When this petition for enforcement was originally before us1 there was no occasion to discuss the merits of the Board's decision for, following the decision in N.L.R.B. v. Dant, 9 Cir., 195 F.2d 299, we held that the Board had no authority to issue the complaint because the charging union was not in compliance with section 9(h) of the National Labor Relations Act2 at the time the charges were filed. Upon reversal of our judgment by the Supreme Court,3 based upon its decision in the Dant case,4 the petition for enforcement is now before us for decision upon the merits.
The Board approved and adopted the finding of the Trial Examiner that the respondent had violated section 8(a)(1) of the Act by interfering with the peaceful distribution of union literature at the entrances to its mill at Tallapoosa, Georgia, by instigating, authorizing and encouraging its Tallapoosa employees to assault union organizers and employees on August 2nd and 4th, 1949, and by ratifying and condoning similar activities on August 2, 4 and 19, 1949. There is no denial that on the dates in question specified non-supervisory employees of the respondent forcibly drove away from the respondent's plant gates persons who were peaceably distributing union literature to the respondent's employees just before and at the shift changing time in the afternoon. Those who sought to distribute the literature were striking employees of respondent's Dalton, Georgia plant, who were members of the Textile Workers Union of America, C.I.O. The matter in dispute was whether the employer was responsible for the assaults which were concededly made. The finding as to instigation and encouragement of the August 2nd and 4th occurrences by the Trial Examiner and the Board resulted from the weight given to circumstances and direct testimony which implicated the respondent's assistant superintendent in the preparation for, and the launching of, the attack by the Tallapoosa employees upon the Dalton employees attempting to distribute literature at the plant gates. The assistant superintendent, who had in the meantime left the respondent's employ, denied any prior knowledge of, or implication in, the assaults. There was direct testimony to the contrary. This was credited by the Trial Examiner. We find no occasion to disturb his finding or the Board's approval of it.
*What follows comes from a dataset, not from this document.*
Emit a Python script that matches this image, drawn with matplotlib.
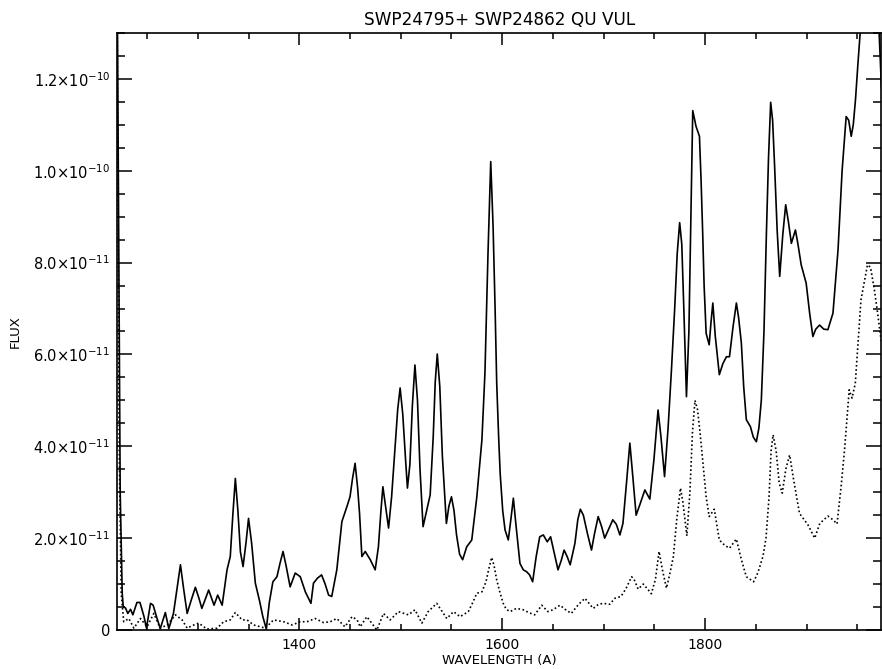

The Trial Examiner and the Board absolved the respondent of any direct responsibility for initiating the assault of August 19th by one of its employees upon another Dalton striking employee at the same gate and at the same shift change time. Apparently, in striking a blow or blows with his fist the hand of the assailant was injured and though he reported for work the next day there was testimony to the effect that he was unable to work because of his injury, but nevertheless was paid for such day and subsequent ones when he did not work. The Board found that this was a ratification of his prior conduct since there was no reprimand or discipline imposed. It found that in each of the altercations the Tallapoosa employee had violated specified rules of the respondent and that the respondent's failure to in anywise reprimand or discipline any of the participating employees evidenced condonation and ratification of their conduct which improperly prevented the Dalton employees from peaceably distributing union literature. It rejected the contention of the respondent's disapproval of the attacks. Respondent takes issue with these findings and vigorously contends that it was in no wise responsible for any of the attacks which took place on the street outside its property and by employees whose working hours had ended for the day. It challenges the veracity of the several witnesses testifying to the respondent's assistant superintendent's direct participation in the first two assaults and the evidentiary worth of the alleged incriminating circumstances developed by their testimony.
This is a typical instance of conflicting evidence where the result is determined by the weight which the fact finding tribunal accords to conflicting testimony and the permissible interferences which may be drawn from the circumstances thereby disclosed. Upon consideration of it, we are of the opinion that the findings and conclusions of the Board are supported by substantial evidence on the record considered as a whole, and accordingly we direct enforcement of the Board's order.